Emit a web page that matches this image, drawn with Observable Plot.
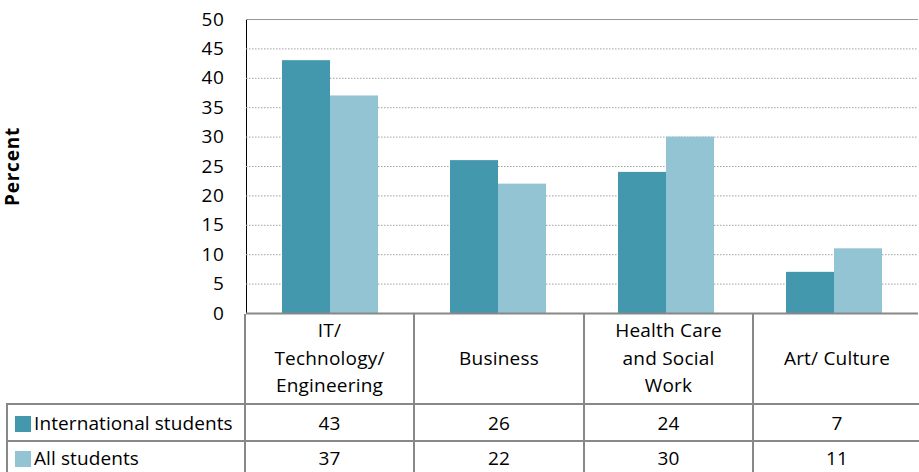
<!DOCTYPE html>
<html>
<head>
<meta charset="utf-8">
<script src="https://cdn.jsdelivr.net/npm/d3@7"></script>
<script src="https://cdn.jsdelivr.net/npm/@observablehq/plot@0.6"></script>
<style>
  body { margin: 0; background: #fff; font-family: "Open Sans", sans-serif; }
  #wrap { width: 919px; }
  #chart svg { display: block; font-family: "Open Sans", sans-serif; overflow: visible; }
  #chart svg text { fill: #000; font-size: 19px; letter-spacing: 0.6px; }
  table.dt { position: relative; border-collapse: collapse; table-layout: fixed; margin-left: 6px; margin-top: -16px; width: 913px;
    font: 19px "Open Sans", sans-serif; letter-spacing: 0.2px; color: #000; }
  table.dt td { padding: 0; text-align: center; vertical-align: middle; }
  table.dt tr.head td { height: 89px; line-height: 27.5px; }
  table.dt tr.r1 td { height: 35px; }
  table.dt tr.r2 td { height: 32px; }
  table.dt tr.head td.cat { border-left: 2px solid #888; }
  table.dt tr.r1 td, table.dt tr.r2 td { border-left: 2px solid #888; border-top: 2px solid #888; }
  table.dt td.lab { text-align: left; padding-left: 7px; white-space: nowrap; letter-spacing: 0.1px; }
  .sw { display: inline-block; width: 16px; height: 16px; vertical-align: -2px; margin-right: 3px; }
</style>
</head>
<body>
<div id="wrap">
  <div id="chart"></div>
  <table class="dt" id="table"></table>
</div>
<script>
const categories = ["IT/ Technology/ Engineering", "Business", "Health Care and Social Work", "Art/ Culture"];
const categoryLines = [["IT/", "Technology/", "Engineering"], ["Business"], ["Health Care", "and Social", "Work"], ["Art/ Culture"]];
const seriesNames = ["International students", "All students"];
const international = [43, 26, 24, 7];
const allStudents = [37, 22, 30, 11];
const colors = ["#4398AE", "#93C4D4"];
const yTicks = [0, 5, 10, 15, 20, 25, 30, 35, 40, 45, 50];
const gridTicks = [5, 10, 15, 20, 25, 30, 35, 40, 45];

const data = categories.flatMap((c, i) => [
  {category: c, series: seriesNames[0], value: international[i]},
  {category: c, series: seriesNames[1], value: allStudents[i]}
]);

const chart = Plot.plot({
  width: 919,
  height: 330,
  marginLeft: 244,
  marginRight: 0,
  marginTop: 19,
  marginBottom: 17,
  style: {fontSize: "19px", fontFamily: "Open Sans, sans-serif"},
  facet: {data, x: "category"},
  fx: {domain: categories, padding: 0, axis: null},
  x: {domain: seriesNames, paddingInner: 0, paddingOuter: 0.74, axis: null},
  y: {domain: [0, 50], ticks: yTicks, tickSize: 0, tickPadding: 22, line: true,
      label: "Percent", labelAnchor: "center", labelOffset: 241},
  color: {domain: seriesNames, range: colors},
  marks: [
    Plot.ruleY(gridTicks, {stroke: "#a0a0a0", strokeWidth: 1, strokeDasharray: "1.5,1.5"}),
    Plot.ruleY([50], {stroke: "#999", strokeWidth: 1}),
    Plot.barY(data, {x: "series", y: "value", fill: "series"}),
    Plot.ruleY([0], {stroke: "#888", strokeWidth: 2})
  ]
});
document.getElementById("chart").appendChild(chart);

// style axis line and label
chart.querySelectorAll("[aria-label='y-axis'] path.domain, [aria-label='y-axis line'] *").forEach(p => {
  p.setAttribute("stroke", "#888"); p.setAttribute("stroke-width", "2");
});
chart.querySelectorAll("[aria-label='y-axis'] .label, [aria-label='y-axis label'] text").forEach(t => {
  t.setAttribute("font-weight", "bold");
  t.style.letterSpacing = "0.8px";
  t.textContent = "Percent";
});

// data table
const table = document.getElementById("table");
const cg = document.createElement("colgroup");
[238, 169, 170, 169, 167].forEach(w => { const c = document.createElement("col"); c.style.width = w + "px"; cg.appendChild(c); });
table.appendChild(cg);
const head = table.insertRow(); head.className = "head";
head.insertCell();
categoryLines.forEach(lines => {
  const td = head.insertCell(); td.className = "cat";
  td.innerHTML = lines.join("<br>");
});
[international, allStudents].forEach((vals, si) => {
  const tr = table.insertRow(); tr.className = si === 0 ? "r1" : "r2";
  const lab = tr.insertCell(); lab.className = "lab";
  lab.innerHTML = `<span class="sw" style="background:${colors[si]}"></span>${seriesNames[si]}`;
  vals.forEach(v => { tr.insertCell().textContent = v; });
});
</script>
</body>
</html>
-*-*-
INSTRUCTION ▸
Leave out the pictures and copy the rest of the material above exactly.

WRITTEN RESPONSE ▸
Emit a web page that matches this image, drawn with Observable Plot.
<!DOCTYPE html>
<html>
<head>
<meta charset="utf-8">
<script src="https://cdn.jsdelivr.net/npm/d3@7"></script>
<script src="https://cdn.jsdelivr.net/npm/@observablehq/plot@0.6"></script>
<style>
  body { margin: 0; background: #fff; font-family: "Open Sans", sans-serif; }
  #wrap { width: 919px; }
  #chart svg { display: block; font-family: "Open Sans", sans-serif; overflow: visible; }
  #chart svg text { fill: #000; font-size: 19px; letter-spacing: 0.6px; }
  table.dt { position: relative; border-collapse: collapse; table-layout: fixed; margin-left: 6px; margin-top: -16px; width: 913px;
    font: 19px "Open Sans", sans-serif; letter-spacing: 0.2px; color: #000; }
  table.dt td { padding: 0; text-align: center; vertical-align: middle; }
  table.dt tr.head td { height: 89px; line-height: 27.5px; }
  table.dt tr.r1 td { height: 35px; }
  table.dt tr.r2 td { height: 32px; }
  table.dt tr.head td.cat { border-left: 2px solid #888; }
  table.dt tr.r1 td, table.dt tr.r2 td { border-left: 2px solid #888; border-top: 2px solid #888; }
  table.dt td.lab { text-align: left; padding-left: 7px; white-space: nowrap; letter-spacing: 0.1px; }
  .sw { display: inline-block; width: 16px; height: 16px; vertical-align: -2px; margin-right: 3px; }
</style>
</head>
<body>
<div id="wrap">
  <div id="chart"></div>
  <table class="dt" id="table"></table>
</div>
<script>
const categories = ["IT/ Technology/ Engineering", "Business", "Health Care and Social Work", "Art/ Culture"];
const categoryLines = [["IT/", "Technology/", "Engineering"], ["Business"], ["Health Care", "and Social", "Work"], ["Art/ Culture"]];
const seriesNames = ["International students", "All students"];
const international = [43, 26, 24, 7];
const allStudents = [37, 22, 30, 11];
const colors = ["#4398AE", "#93C4D4"];
const yTicks = [0, 5, 10, 15, 20, 25, 30, 35, 40, 45, 50];
const gridTicks = [5, 10, 15, 20, 25, 30, 35, 40, 45];

const data = categories.flatMap((c, i) => [
  {category: c, series: seriesNames[0], value: international[i]},
  {category: c, series: seriesNames[1], value: allStudents[i]}
]);

const chart = Plot.plot({
  width: 919,
  height: 330,
  marginLeft: 244,
  marginRight: 0,
  marginTop: 19,
  marginBottom: 17,
  style: {fontSize: "19px", fontFamily: "Open Sans, sans-serif"},
  facet: {data, x: "category"},
  fx: {domain: categories, padding: 0, axis: null},
  x: {domain: seriesNames, paddingInner: 0, paddingOuter: 0.74, axis: null},
  y: {domain: [0, 50], ticks: yTicks, tickSize: 0, tickPadding: 22, line: true,
      label: "Percent", labelAnchor: "center", labelOffset: 241},
  color: {domain: seriesNames, range: colors},
  marks: [
    Plot.ruleY(gridTicks, {stroke: "#a0a0a0", strokeWidth: 1, strokeDasharray: "1.5,1.5"}),
    Plot.ruleY([50], {stroke: "#999", strokeWidth: 1}),
    Plot.barY(data, {x: "series", y: "value", fill: "series"}),
    Plot.ruleY([0], {stroke: "#888", strokeWidth: 2})
  ]
});
document.getElementById("chart").appendChild(chart);

// style axis line and label
chart.querySelectorAll("[aria-label='y-axis'] path.domain, [aria-label='y-axis line'] *").forEach(p => {
  p.setAttribute("stroke", "#888"); p.setAttribute("stroke-width", "2");
});
chart.querySelectorAll("[aria-label='y-axis'] .label, [aria-label='y-axis label'] text").forEach(t => {
  t.setAttribute("font-weight", "bold");
  t.style.letterSpacing = "0.8px";
  t.textContent = "Percent";
});

// data table
const table = document.getElementById("table");
const cg = document.createElement("colgroup");
[238, 169, 170, 169, 167].forEach(w => { const c = document.createElement("col"); c.style.width = w + "px"; cg.appendChild(c); });
table.appendChild(cg);
const head = table.insertRow(); head.className = "head";
head.insertCell();
categoryLines.forEach(lines => {
  const td = head.insertCell(); td.className = "cat";
  td.innerHTML = lines.join("<br>");
});
[international, allStudents].forEach((vals, si) => {
  const tr = table.insertRow(); tr.className = si === 0 ? "r1" : "r2";
  const lab = tr.insertCell(); lab.className = "lab";
  lab.innerHTML = `<span class="sw" style="background:${colors[si]}"></span>${seriesNames[si]}`;
  vals.forEach(v => { tr.insertCell().textContent = v; });
});
</script>
</body>
</html>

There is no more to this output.